**Dataset content:**
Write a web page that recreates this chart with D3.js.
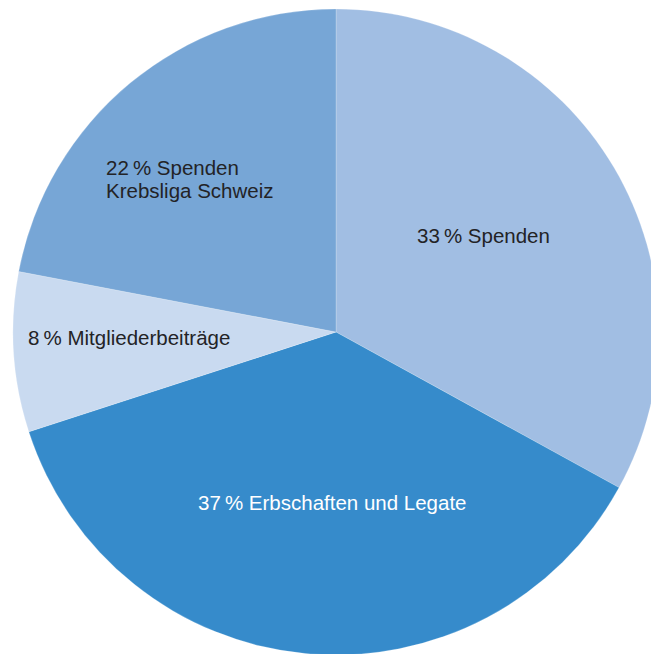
<!DOCTYPE html>
<html>
<head>
<meta charset="utf-8">
<script src="https://cdn.jsdelivr.net/npm/d3@7"></script>
<style>
  html, body { margin: 0; padding: 0; background: #fff; }
  svg { display: block; }
</style>
</head>
<body>
<svg id="chart" width="651" height="654"></svg>
<script>
// Data
const categories = ["Spenden", "Erbschaften und Legate", "Mitgliederbeiträge", "Spenden Krebsliga Schweiz"];
const values = [33, 37, 8, 22];
const labelLines = [
  ["33\u2009% Spenden"],
  ["37\u2009% Erbschaften und Legate"],
  ["8\u2009% Mitgliederbeiträge"],
  ["22\u2009% Spenden", "Krebsliga Schweiz"]
];
const colors = ["#a1bee3", "#368bcb", "#c9daf0", "#77a6d6"];
const textColors = ["#232326", "#ffffff", "#232326", "#232326"];

// Layout (label anchor offsets relative to pie center: left x, first baseline y)
const labelOffsets = [[81, -89], [-138, 178], [-308, 13], [-230, -157]];

const width = 651, height = 654;
const cx = 336, cy = 332, radius = 323;

const svg = d3.select("#chart");
const g = svg.append("g").attr("transform", `translate(${cx},${cy})`);

const data = categories.map((c, i) => ({ name: c, value: values[i], i }));
const pie = d3.pie().value(d => d.value).sort(null);
const arc = d3.arc().innerRadius(0).outerRadius(radius);
const arcs = pie(data);

g.selectAll("path.slice")
  .data(arcs)
  .join("path")
  .attr("class", "slice")
  .attr("d", arc)
  .attr("fill", d => colors[d.data.i])
  .attr("stroke", "#ffffff")
  .attr("stroke-opacity", 0.35)
  .attr("stroke-width", 0.6);

const labels = g.selectAll("text.lbl")
  .data(arcs)
  .join("text")
  .attr("class", "lbl")
  .attr("x", d => labelOffsets[d.data.i][0])
  .attr("y", d => labelOffsets[d.data.i][1])
  .attr("fill", d => textColors[d.data.i])
  .style("font-family", "'Liberation Sans', Arial, sans-serif")
  .style("font-size", "20.5px");

labels.selectAll("tspan")
  .data(d => labelLines[d.data.i].map(t => ({ t, x: labelOffsets[d.data.i][0] })))
  .join("tspan")
  .attr("x", d => d.x)
  .attr("dy", (d, j) => j === 0 ? 0 : 23)
  .text(d => d.t);
</script>
</body>
</html>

**What is asked:**
State only how many lines in the material include "chart".

**Final result:**
3